The reality. The lack of a global view is a feature, not a bug. Each cluster is its own failure domain; trying to make them act as one introduces coupling that breaks under load. The hub-and-spoke pattern keeps clusters independent at runtime; the only shared thing is the desired-state git repo, which is appropriately decoupled.

When to use which

Use cluster federation (Karmada) if you’re running an identical workload across many clusters and you genuinely want propagation policy as a runtime concept (e.g. “rebalance traffic across clusters based on capacity”). Mostly: SaaS providers with regional clusters running one app.

Use virtual kubelet for specific bursts: serverless capacity (Fargate), edge offload (k3s on a remote box that registers as a node back to the central cluster), batch-to-spot-instance pricing optimisation. Niche, valuable when it fits.

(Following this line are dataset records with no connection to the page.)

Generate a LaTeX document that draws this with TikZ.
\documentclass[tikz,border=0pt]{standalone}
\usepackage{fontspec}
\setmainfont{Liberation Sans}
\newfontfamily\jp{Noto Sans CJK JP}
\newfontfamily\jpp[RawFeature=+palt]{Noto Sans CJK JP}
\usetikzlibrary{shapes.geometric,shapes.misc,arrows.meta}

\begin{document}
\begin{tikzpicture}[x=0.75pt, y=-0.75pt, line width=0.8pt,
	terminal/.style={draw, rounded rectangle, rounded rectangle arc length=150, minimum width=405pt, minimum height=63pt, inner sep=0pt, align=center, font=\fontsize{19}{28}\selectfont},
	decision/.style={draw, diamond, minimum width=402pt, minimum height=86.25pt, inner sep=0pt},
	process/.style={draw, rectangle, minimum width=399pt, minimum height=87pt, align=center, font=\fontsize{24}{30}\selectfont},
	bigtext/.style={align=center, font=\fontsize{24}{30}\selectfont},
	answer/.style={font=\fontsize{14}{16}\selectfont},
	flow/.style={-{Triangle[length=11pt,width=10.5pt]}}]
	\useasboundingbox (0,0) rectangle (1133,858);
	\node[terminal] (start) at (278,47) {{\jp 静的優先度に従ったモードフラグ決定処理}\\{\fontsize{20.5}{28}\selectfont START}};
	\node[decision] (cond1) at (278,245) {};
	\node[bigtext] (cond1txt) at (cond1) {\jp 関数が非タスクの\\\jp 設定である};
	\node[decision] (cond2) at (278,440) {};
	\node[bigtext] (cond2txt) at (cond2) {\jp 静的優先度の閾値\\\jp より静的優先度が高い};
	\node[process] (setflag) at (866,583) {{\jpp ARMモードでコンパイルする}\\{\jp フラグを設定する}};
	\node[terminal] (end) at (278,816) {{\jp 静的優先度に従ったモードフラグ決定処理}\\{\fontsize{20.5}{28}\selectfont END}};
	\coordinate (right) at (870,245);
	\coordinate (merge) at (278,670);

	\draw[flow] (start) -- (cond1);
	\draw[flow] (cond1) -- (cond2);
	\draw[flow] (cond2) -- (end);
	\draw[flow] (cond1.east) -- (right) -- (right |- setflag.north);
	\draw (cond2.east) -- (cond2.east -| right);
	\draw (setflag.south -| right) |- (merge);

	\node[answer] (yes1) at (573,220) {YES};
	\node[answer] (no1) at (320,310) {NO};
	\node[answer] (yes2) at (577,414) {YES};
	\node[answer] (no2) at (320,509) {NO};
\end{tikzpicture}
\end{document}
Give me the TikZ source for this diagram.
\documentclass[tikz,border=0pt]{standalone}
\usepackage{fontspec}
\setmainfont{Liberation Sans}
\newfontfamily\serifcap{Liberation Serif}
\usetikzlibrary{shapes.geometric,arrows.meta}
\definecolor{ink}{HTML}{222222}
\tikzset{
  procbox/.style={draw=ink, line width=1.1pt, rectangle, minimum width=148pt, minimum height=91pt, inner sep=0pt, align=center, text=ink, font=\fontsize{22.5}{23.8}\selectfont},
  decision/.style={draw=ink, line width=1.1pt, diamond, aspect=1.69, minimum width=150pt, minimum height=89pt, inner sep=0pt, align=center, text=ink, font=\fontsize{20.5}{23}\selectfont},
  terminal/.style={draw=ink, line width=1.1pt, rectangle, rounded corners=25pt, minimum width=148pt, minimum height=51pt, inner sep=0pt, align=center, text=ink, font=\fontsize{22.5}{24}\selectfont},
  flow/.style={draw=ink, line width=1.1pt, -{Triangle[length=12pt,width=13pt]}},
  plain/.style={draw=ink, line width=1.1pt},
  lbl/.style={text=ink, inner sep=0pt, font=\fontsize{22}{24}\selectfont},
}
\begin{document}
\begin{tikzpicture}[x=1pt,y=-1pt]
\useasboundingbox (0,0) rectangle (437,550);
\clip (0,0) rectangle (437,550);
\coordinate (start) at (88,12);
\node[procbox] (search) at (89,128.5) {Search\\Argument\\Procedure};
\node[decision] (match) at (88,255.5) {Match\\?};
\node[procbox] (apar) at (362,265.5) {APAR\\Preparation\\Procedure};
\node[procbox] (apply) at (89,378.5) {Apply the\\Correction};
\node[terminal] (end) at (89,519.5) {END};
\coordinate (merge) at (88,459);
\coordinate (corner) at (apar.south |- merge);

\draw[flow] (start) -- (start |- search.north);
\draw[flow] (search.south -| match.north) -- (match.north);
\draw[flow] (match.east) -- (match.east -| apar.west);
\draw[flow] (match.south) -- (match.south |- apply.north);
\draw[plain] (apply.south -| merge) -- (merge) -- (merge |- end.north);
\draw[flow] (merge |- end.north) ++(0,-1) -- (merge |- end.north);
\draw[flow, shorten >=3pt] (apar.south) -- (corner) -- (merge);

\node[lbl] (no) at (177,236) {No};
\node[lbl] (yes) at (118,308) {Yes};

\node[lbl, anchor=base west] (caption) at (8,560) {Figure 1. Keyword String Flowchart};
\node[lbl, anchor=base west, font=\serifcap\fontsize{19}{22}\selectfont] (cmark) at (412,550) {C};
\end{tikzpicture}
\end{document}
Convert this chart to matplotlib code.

Use hub-and-spoke GitOps for everything else, which is most of the time. Multi-region, multi-cloud, multi-environment, multi-team-clusters all fit this pattern. Independent clusters; central desired-state; per-cluster drift detection.

Antipatterns

Trying to federate stateful workloads. A federated database doesn’t make sense; you end up with worse versions of multi-region database problems plus federation complexity. Run stateful workloads per-cluster; let the application handle multi-cluster.

Running federation as a single point of failure. If your federation control plane goes down and your spokes can’t take new deployments, you’ve added a SPOF. Either make the control plane HA, or use the hub-and-spoke pattern where spokes are independent.

Mixing virtual kubelet and federation. The abstractions don’t compose well. Pick one mental model; stick with it.

Treating clusters as cattle. Each cluster has its own version, its own quirks, its own state. Cluster lifecycle is real work; pretending otherwise leads to upgrade-pain and incident surprises.

What to do this week

Three moves. (1) Inventory your clusters, how many, what’s in each, who owns each. Most multi-cluster teams discover the count is higher than they thought. (2) For each cluster, identify which pattern it fits: hub-and-spoke (most), virtual-kubelet-burst (some), federation (rarely). The mismatch between current and ideal is your work backlog. (3) If you don’t have GitOps yet, start with one Argo CD instance pointing at one cluster from one repo. The pattern compounds; the marginal cost of adding clusters drops fast once the hub exists.